Photo Credit: Cypress Creek Renewables
Utility-Scale Solar M&A Activity Picks Up as US Developers Scramble to Build Bigger Pipelines
Cypress Creek Renewables is now the second-biggest developer behind First Solar. Its recent acquisition of FLS Energy is a sign of a looming trend.
November 17, 2016
One of America’s largest utility-scale solar developers just got bigger.
Last week, Cypress Creek Renewables announced that it had signed an agreement to acquire North Carolina-based solar developer FLS Energy. The combined company will boast an impressive pipeline of solar projects.
According to the companies, FLS Energy has an operating portfolio of 350 megawatts and a “near-term pipeline” of over 600 megawatts. This will add to Cypress Creek’s own solar portfolio of 735 megawatts that are either in operation or under construction, and 4 gigawatts in various stages of planning.
“This move solidifies its place as a major developer of utility-scale solar in the U.S.,” said Colin Smith, a solar analyst at GTM Research.
Cypress Creek is now the second-largest utility-scale solar developer in America, behind only First Solar, according to Smith.
For its part, Cypress Creek believes the acquisition of FLS will make it stronger in both project finance and construction -- and better poised to take advantage of new growth opportunities.
“We are active in 15 states. FLS will help us grow in those markets, as well as other states in the coming months and years,” said Jeff McKay, a company spokesperson. “We can’t say what those states will be, but we are actively trying to grow.”
Expect more mergers and acquisitions
Cypress Creek’s acquisition of FLS Energy comes at an interesting time for utility-scale solar in the U.S. Although its projections have not yet been finalized, GTM Research expects that 9.9 gigawatts of new projects will come on-line in 2016, double the amount added in 2015.
This year could have seen even more utility-scale solar installed if the 30 percent Investment Tax Credit (ITC) had not been extended through 2018, when it is slated to ramp down incrementally through 2021 and remain permanently at 10 percent starting in 2022.

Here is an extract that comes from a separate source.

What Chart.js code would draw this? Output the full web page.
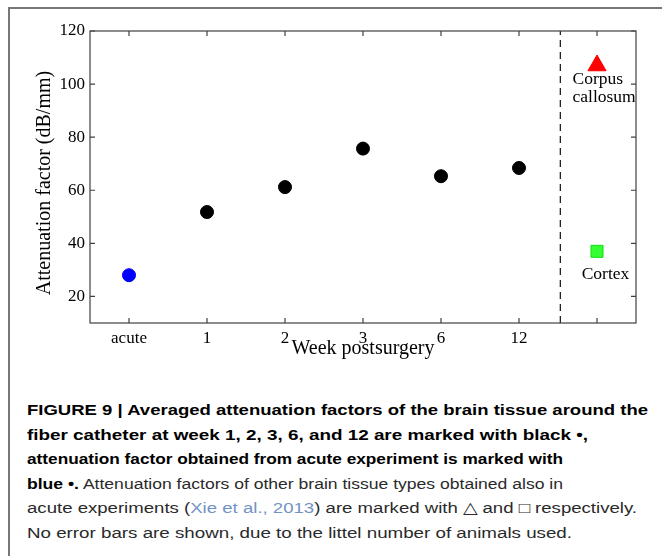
<!DOCTYPE html>
<html>
<head>
<meta charset="utf-8">
<script src="https://cdn.jsdelivr.net/npm/chart.js@4"></script>
<style>
  body { margin: 0; background: #fff; }
  #wrap { position: relative; width: 662px; height: 556px; overflow: hidden; }
  #rahmen { position: absolute; left: 8px; top: 7px; width: 700px; height: 600px;
            border-left: 2px solid #777; border-top: 2px solid #777; }
  #graf { position: absolute; left: 0; top: 0; }
  .radek { position: absolute; left: 27px; font-family: "Liberation Sans", Arial, sans-serif;
           font-size: 15.5px; line-height: 15.5px; color: #2a2a2a; white-space: nowrap;
           transform-origin: 0 0; }
  .radek b { color: #000; }
  .odkaz { color: #7393c4; }
</style>
</head>
<body>
<div id="wrap">
  <div id="rahmen"></div>
  <canvas id="graf" width="662" height="370"></canvas>
  <div class="radek" style="top:402px" data-w="621"><b>FIGURE 9 | Averaged attenuation factors of the brain tissue around the</b></div>
  <div class="radek" style="top:426.5px" data-w="561"><b>fiber catheter at week 1, 2, 3, 6, and 12 are marked with black •,</b></div>
  <div class="radek" style="top:451px" data-w="536"><b>attenuation factor obtained from acute experiment is marked with</b></div>
  <div class="radek" style="top:475.5px" data-w="536"><b>blue •.</b> Attenuation factors of other brain tissue types obtained also in</div>
  <div class="radek" style="top:500px" data-w="610">acute experiments (<span class="odkaz">Xie et al., 2013</span>) are marked with △ and □ respectively.</div>
  <div class="radek" style="top:524.5px" data-w="545">No error bars are shown, due to the littel number of animals used.</div>
</div>
<script>
// --- DATA ---
const xPozice = [1, 2, 3, 4, 5, 6, 7];
const xPopisky = ['acute', '1', '2', '3', '6', '12', ''];
const yTicky = [20, 40, 60, 80, 100, 120];

const akutniX = [1];
const akutniY = [28];
const tydnyX = [2, 3, 4, 5, 6];
const tydnyY = [51.8, 61.2, 75.7, 65.3, 68.4];

const tkanX = 7;
const corpusY = 107;
const cortexY = 37;
const delitkoX = 6.53;

const serif = 'Liberation Serif, Times New Roman, serif';

// --- KRABICE A TICKY DOVNITR (matlab styl) ---
const krabice = {
    id: 'krabice',
    afterDraw(chart) {
        const { ctx, chartArea: a, scales } = chart;
        ctx.save();
        ctx.strokeStyle = '#404040';
        ctx.lineWidth = 1.2;
        ctx.strokeRect(a.left, a.top, a.right - a.left, a.bottom - a.top);
        ctx.beginPath();
        scales.x.ticks.forEach(t => {
            const px = scales.x.getPixelForValue(t.value);
            ctx.moveTo(px, a.bottom); ctx.lineTo(px, a.bottom - 5);
            ctx.moveTo(px, a.top); ctx.lineTo(px, a.top + 5);
        });
        scales.y.ticks.forEach(t => {
            const py = scales.y.getPixelForValue(t.value);
            ctx.moveTo(a.left, py); ctx.lineTo(a.left + 5, py);
            ctx.moveTo(a.right, py); ctx.lineTo(a.right - 5, py);
        });
        ctx.stroke();

        // popisek osy y (trochu niz nez stred, jako v originale)
        ctx.fillStyle = '#000';
        ctx.save();
        ctx.translate(45, (a.top + a.bottom) / 2 + 6);
        ctx.rotate(-Math.PI / 2);
        ctx.font = '20px ' + serif;
        ctx.textAlign = 'center';
        ctx.textBaseline = 'middle';
        ctx.fillText('Attenuation factor (dB/mm)', 0, 0);
        ctx.restore();

        // popisky tkani
        const tx = scales.x.getPixelForValue(tkanX);
        const cy = scales.y.getPixelForValue(corpusY);
        const ky = scales.y.getPixelForValue(cortexY);
        ctx.font = '17.5px ' + serif;
        ctx.textBaseline = 'middle';
        ctx.textAlign = 'left';
        ctx.fillText('Corpus', tx - 24.5, cy + 14);
        ctx.fillText('callosum', tx - 24.5, cy + 32);
        ctx.textAlign = 'center';
        ctx.fillText('Cortex', tx + 8.5, ky + 23);
        ctx.restore();
    }
};

const graf = new Chart(document.getElementById('graf'), {
    type: 'scatter',
    data: {
        datasets: [
            {
                data: [{ x: delitkoX, y: 10 }, { x: delitkoX, y: 120 }],
                showLine: true, pointRadius: 0,
                borderColor: '#222', borderWidth: 1.3, borderDash: [7, 5]
            },
            {
                data: akutniX.map((x, i) => ({ x, y: akutniY[i] })),
                pointStyle: 'circle', pointRadius: 6.5,
                backgroundColor: '#0000ff', borderColor: '#0000ff', borderWidth: 1
            },
            {
                data: tydnyX.map((x, i) => ({ x, y: tydnyY[i] })),
                pointStyle: 'circle', pointRadius: 6.5,
                backgroundColor: '#000', borderColor: '#000', borderWidth: 1
            },
            {
                data: [{ x: tkanX, y: corpusY }],
                pointStyle: 'triangle', pointRadius: 10.5,
                backgroundColor: '#ff0000', borderColor: '#ff0000', borderWidth: 1
            },
            {
                data: [{ x: tkanX, y: cortexY }],
                pointStyle: 'rect', pointRadius: 8.5,
                backgroundColor: '#33ff33', borderColor: '#11dd11', borderWidth: 1
            }
        ]
    },
    options: {
        responsive: false,
        animation: false,
        devicePixelRatio: 1,
        layout: { padding: { left: 0, right: 26, top: 31, bottom: 0 } },
        plugins: { legend: { display: false }, tooltip: { enabled: false } },
        scales: {
            x: {
                type: 'linear', min: 0.5, max: 7.5,
                grid: { display: false, drawTicks: false },
                border: { display: false },
                afterBuildTicks: s => { s.ticks = xPozice.map(v => ({ value: v })); },
                afterFit: s => { s.height = 47; },
                ticks: {
                    color: '#000', padding: 5.5, maxRotation: 0, autoSkip: false,
                    font: { family: serif, size: 17 },
                    callback: v => xPopisky[xPozice.indexOf(v)] ?? ''
                },
                title: {
                    display: true, text: 'Week postsurgery', color: '#000',
                    font: { family: serif, size: 20 }, padding: { top: 0, bottom: 9 }
                }
            },
            y: {
                type: 'linear', min: 10, max: 120,
                grid: { display: false, drawTicks: false },
                border: { display: false },
                afterBuildTicks: s => { s.ticks = yTicky.map(v => ({ value: v })); },
                afterFit: s => { s.width = 90; },
                ticks: { color: '#000', padding: 5, font: { family: serif, size: 17 } },
                title: { display: false }
            }
        }
    },
    plugins: [krabice]
});

// --- popisek pod grafem: roztahnout radky na sirku originalu ---
document.querySelectorAll('.radek').forEach(el => {
    const sirka = el.getBoundingClientRect().width;
    const cil = parseFloat(el.dataset.w);
    el.style.transform = 'scaleX(' + (cil / sirka) + ')';
});
</script>
</body>
</html>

“Because utilities were expecting to have the ITC fall off in 2016, they over-procured to meet their obligations,” said Smith. When the ITC was extended, some of the projects that were slated to come on-line in 2016 were pushed to 2017.
Smith says the Cypress Creek deal is notable for a couple of important reasons.
In particular, the rush by utilities to procure large solar projects before the end of 2016 ultimately reduced RPS solicitations for coming years, and forced developers to scramble to fill up a dwindling project pipeline.
Smith expects to see an increase in merger and acquisition (M&A) activity as more developers seek to build their pipeline by ingesting entire companies. “We think it’s the beginning of a trend of companies that want to buy other companies to get their pipeline,” he said.
It also could mark a fundamental shift in the driving force behind utility-scale solar development. “Renewable portfolio standards were behind utility-scale PV in the U.S. [Cypress] is an example of a company that has leveraged non-RPS mechanisms to become the No. 2 developer in the country in terms of pipeline,” said Smith.
Moving beyond the RPS
The way Smith sees it, new drivers of utility-scale solar include voluntary utility and corporate procurement by companies that realize solar is competitive with natural gas and a good hedge against rising fuel prices. Additionally, the ongoing decline of solar prices has made it possible for more and more projects to be economically viable under the Public Utility Regulatory Policies Act (PURPA).
Passed in the 1970s, PURPA was meant to encourage energy conservation and renewable energy development by allowing developers to sell the energy they produced to utilities, as long as it was at a price equal to or below avoided cost. “With the cost of renewables dropping, solar plants can be cheaper than avoided costs,” said Smith. PURPA has prompted solar development in states like North and South Carolina, as well as Indiana and Oregon.
Though there’s no cap on PURPA projects, it is an inherently risky approach. When utilities see they have too much power in their interconnection queues, said Smith, they petition state regulators to change avoided-cost rates, lower contract lengths, or reduce the maximum project size. “It’s very risky in the sense that you can have abrupt policy shifts." Montana has recently experienced just such a pushback.
Despite the risks, Smith expects PURPA-driven projects will meaningfully contribute to the 2017 utility-scale solar market. As RPS procurements wane, a combination of voluntary purchases by corporations and utilities, as well as solar’s increasing competitiveness in wholesale energy markets, will take up some of the slack.
It’s also possible that local governments -- like Marin County in Northern California -- will ramp up their energy procurement and become a larger driver of utility-scale solar development.
GTM Research’s latest projection for 2017 utility-scale solar installations is 8.7 gigawatts, although 2.5 gigawatts of that total consists of projects initially slated for completion in 2016. “There’s an inevitable decline, because there was so much over-procurement in 2016,” said Smith.